> Given task
Start at the line containing "Emit a LaTeX", stop at the line containing "node[lbl, right=2pt] (wa1)", and please reproduce every line in between, both ends included, without pictures.

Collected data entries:

·····

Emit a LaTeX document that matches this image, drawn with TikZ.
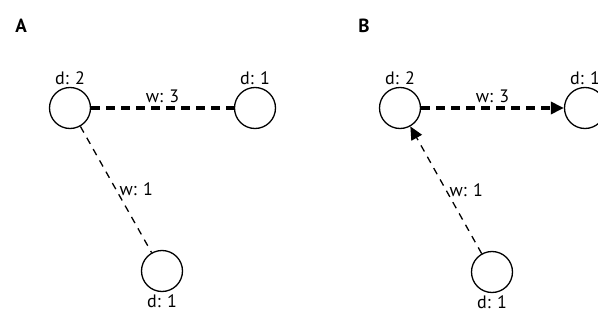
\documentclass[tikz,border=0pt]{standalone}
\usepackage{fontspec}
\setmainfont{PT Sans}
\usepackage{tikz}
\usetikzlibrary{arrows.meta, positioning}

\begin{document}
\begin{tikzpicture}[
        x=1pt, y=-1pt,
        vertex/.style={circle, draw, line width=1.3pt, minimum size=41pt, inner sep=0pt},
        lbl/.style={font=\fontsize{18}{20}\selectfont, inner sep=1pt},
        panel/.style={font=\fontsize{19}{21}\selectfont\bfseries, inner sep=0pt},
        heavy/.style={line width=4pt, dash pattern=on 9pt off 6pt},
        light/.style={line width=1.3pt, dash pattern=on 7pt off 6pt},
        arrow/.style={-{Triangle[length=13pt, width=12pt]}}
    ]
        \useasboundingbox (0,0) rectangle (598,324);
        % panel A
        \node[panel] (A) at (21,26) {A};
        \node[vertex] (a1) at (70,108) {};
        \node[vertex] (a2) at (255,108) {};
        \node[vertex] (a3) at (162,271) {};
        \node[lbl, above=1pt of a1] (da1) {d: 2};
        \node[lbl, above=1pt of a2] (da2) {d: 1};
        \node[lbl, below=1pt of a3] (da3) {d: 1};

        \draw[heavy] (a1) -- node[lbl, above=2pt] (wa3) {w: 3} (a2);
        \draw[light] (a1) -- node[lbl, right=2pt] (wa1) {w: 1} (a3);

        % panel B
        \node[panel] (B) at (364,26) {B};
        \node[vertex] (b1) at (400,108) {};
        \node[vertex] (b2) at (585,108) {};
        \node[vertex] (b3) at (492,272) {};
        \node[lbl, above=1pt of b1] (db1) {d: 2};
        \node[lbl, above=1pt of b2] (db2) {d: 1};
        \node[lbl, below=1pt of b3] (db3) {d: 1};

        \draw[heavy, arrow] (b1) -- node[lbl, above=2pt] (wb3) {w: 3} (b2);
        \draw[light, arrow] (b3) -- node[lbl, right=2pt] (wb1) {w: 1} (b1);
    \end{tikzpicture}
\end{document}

·····

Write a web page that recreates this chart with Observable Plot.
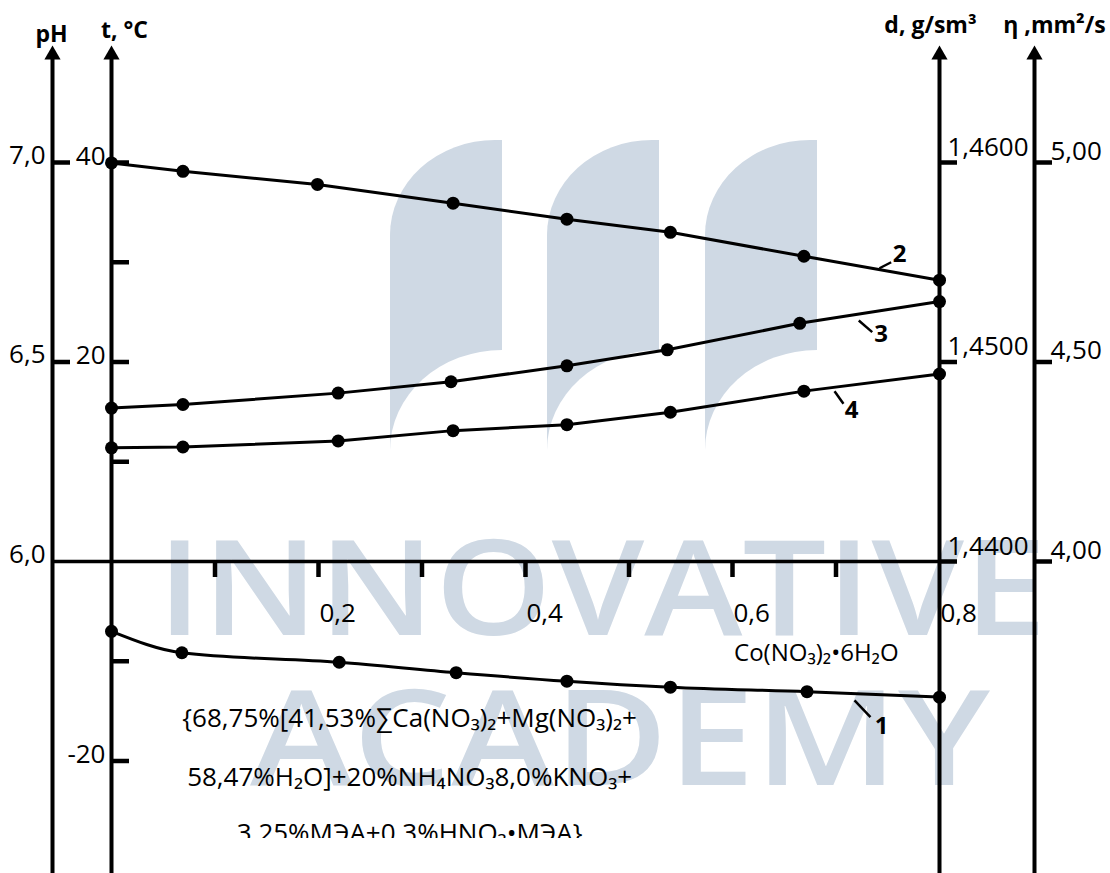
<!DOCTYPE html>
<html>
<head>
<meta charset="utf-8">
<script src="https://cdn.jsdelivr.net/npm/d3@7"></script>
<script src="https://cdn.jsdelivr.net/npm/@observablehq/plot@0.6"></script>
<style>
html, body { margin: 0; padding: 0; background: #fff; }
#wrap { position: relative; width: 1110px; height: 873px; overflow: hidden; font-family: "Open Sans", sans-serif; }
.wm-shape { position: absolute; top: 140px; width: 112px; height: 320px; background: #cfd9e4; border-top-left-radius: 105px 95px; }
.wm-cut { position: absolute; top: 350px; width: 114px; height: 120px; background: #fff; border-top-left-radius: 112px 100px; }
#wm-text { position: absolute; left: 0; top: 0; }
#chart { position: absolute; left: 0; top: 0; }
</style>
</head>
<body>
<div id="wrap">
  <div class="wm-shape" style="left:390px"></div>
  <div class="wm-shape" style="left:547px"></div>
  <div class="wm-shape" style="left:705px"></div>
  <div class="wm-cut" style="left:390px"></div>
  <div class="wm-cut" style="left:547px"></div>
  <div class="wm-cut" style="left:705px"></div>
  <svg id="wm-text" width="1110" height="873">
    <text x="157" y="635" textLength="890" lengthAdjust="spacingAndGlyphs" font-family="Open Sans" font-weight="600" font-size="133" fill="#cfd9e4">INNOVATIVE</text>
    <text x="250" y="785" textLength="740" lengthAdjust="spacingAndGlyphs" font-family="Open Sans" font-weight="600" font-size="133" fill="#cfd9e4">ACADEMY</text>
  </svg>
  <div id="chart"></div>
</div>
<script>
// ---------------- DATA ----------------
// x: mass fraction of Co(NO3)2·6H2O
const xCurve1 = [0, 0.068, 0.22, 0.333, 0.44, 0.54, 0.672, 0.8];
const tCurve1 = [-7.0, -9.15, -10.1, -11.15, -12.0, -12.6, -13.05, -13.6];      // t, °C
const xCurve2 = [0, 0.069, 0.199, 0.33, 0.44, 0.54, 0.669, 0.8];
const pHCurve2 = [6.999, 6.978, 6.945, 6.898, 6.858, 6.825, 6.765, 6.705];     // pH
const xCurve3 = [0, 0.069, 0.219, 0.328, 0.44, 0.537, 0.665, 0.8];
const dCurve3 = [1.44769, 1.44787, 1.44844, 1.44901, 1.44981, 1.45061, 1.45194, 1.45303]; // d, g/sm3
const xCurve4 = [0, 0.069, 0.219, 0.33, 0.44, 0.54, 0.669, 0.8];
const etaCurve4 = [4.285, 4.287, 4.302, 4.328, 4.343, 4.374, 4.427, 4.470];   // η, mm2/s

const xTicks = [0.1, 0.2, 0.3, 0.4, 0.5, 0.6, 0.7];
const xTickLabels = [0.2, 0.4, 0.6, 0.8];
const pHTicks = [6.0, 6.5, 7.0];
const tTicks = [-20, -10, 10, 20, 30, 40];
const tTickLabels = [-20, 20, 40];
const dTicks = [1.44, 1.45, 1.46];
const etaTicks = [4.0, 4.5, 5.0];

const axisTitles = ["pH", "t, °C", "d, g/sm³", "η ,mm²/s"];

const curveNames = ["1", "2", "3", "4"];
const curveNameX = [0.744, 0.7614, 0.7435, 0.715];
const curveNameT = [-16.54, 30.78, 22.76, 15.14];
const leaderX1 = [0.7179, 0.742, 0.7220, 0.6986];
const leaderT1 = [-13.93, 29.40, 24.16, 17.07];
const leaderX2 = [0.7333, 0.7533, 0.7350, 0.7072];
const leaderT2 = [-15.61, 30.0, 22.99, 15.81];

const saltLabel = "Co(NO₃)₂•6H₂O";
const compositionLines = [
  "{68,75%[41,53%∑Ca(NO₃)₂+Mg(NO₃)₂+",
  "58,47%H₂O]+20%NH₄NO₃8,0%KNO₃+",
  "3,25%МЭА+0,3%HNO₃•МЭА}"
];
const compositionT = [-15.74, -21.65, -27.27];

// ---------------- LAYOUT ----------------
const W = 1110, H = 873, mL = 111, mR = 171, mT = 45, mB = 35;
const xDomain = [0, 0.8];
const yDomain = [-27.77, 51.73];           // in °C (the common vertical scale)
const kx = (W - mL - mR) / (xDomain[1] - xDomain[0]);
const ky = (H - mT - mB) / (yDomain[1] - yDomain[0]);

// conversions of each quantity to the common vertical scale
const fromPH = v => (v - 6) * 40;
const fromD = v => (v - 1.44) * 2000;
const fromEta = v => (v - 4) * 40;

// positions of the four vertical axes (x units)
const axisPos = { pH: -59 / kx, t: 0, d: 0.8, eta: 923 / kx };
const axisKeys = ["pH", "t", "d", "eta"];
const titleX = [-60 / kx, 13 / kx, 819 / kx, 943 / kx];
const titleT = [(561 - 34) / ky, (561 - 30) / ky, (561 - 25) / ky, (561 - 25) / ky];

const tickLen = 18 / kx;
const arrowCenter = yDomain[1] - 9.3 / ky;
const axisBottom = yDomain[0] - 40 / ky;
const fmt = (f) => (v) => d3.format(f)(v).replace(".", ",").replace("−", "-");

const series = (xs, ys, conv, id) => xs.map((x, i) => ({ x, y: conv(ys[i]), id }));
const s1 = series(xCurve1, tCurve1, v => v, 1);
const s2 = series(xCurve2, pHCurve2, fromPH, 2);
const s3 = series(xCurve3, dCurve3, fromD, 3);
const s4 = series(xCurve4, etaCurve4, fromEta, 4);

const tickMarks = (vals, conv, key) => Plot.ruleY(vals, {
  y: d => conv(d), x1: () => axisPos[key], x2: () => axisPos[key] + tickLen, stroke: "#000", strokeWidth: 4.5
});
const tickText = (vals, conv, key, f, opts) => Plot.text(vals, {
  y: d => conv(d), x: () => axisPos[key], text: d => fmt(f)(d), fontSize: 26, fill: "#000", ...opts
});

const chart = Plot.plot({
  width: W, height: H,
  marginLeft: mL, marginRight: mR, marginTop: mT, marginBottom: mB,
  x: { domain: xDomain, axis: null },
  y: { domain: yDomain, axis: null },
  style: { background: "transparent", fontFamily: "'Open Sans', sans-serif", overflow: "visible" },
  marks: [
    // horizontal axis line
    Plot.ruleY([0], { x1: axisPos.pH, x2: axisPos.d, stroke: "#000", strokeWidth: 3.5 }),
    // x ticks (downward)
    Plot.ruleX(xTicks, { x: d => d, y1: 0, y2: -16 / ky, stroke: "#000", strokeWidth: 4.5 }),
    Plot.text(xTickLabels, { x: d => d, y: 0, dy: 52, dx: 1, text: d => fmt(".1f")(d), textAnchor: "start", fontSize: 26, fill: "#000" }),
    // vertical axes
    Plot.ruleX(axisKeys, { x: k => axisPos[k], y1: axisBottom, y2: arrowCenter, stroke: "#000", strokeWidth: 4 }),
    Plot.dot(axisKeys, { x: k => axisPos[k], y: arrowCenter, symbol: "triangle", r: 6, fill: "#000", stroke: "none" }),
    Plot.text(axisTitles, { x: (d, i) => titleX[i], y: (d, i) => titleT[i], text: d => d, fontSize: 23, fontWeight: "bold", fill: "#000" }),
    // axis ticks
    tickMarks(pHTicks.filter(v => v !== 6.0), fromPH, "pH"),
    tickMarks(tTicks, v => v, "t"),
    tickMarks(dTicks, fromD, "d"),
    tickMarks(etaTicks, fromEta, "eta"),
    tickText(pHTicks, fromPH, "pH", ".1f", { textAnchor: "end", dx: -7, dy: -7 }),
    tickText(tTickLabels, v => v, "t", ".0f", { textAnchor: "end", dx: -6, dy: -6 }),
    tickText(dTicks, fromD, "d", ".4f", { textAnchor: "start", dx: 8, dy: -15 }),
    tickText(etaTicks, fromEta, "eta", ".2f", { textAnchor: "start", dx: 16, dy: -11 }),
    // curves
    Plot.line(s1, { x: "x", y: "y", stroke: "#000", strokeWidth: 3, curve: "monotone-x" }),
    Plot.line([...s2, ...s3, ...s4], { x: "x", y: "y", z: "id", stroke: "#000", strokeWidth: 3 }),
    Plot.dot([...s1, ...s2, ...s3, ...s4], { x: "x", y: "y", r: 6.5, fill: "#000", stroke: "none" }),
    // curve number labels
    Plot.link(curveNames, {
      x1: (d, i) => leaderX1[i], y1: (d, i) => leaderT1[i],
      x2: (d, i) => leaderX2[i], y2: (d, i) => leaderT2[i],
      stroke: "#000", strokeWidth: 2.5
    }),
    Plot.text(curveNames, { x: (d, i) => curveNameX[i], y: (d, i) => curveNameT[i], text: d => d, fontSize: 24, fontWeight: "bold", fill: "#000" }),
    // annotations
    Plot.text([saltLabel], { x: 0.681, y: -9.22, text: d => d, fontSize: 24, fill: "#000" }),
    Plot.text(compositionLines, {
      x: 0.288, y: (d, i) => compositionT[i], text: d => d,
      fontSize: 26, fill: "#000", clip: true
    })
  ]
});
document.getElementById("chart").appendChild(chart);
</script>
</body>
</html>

·····

> Worked solution
Emit a LaTeX document that matches this image, drawn with TikZ.
\documentclass[tikz,border=0pt]{standalone}
\usepackage{fontspec}
\setmainfont{PT Sans}
\usepackage{tikz}
\usetikzlibrary{arrows.meta, positioning}

\begin{document}
\begin{tikzpicture}[
        x=1pt, y=-1pt,
        vertex/.style={circle, draw, line width=1.3pt, minimum size=41pt, inner sep=0pt},
        lbl/.style={font=\fontsize{18}{20}\selectfont, inner sep=1pt},
        panel/.style={font=\fontsize{19}{21}\selectfont\bfseries, inner sep=0pt},
        heavy/.style={line width=4pt, dash pattern=on 9pt off 6pt},
        light/.style={line width=1.3pt, dash pattern=on 7pt off 6pt},
        arrow/.style={-{Triangle[length=13pt, width=12pt]}}
    ]
        \useasboundingbox (0,0) rectangle (598,324);
        % panel A
        \node[panel] (A) at (21,26) {A};
        \node[vertex] (a1) at (70,108) {};
        \node[vertex] (a2) at (255,108) {};
        \node[vertex] (a3) at (162,271) {};
        \node[lbl, above=1pt of a1] (da1) {d: 2};
        \node[lbl, above=1pt of a2] (da2) {d: 1};
        \node[lbl, below=1pt of a3] (da3) {d: 1};

        \draw[heavy] (a1) -- node[lbl, above=2pt] (wa3) {w: 3} (a2);
        \draw[light] (a1) -- node[lbl, right=2pt] (wa1) {w: 1} (a3);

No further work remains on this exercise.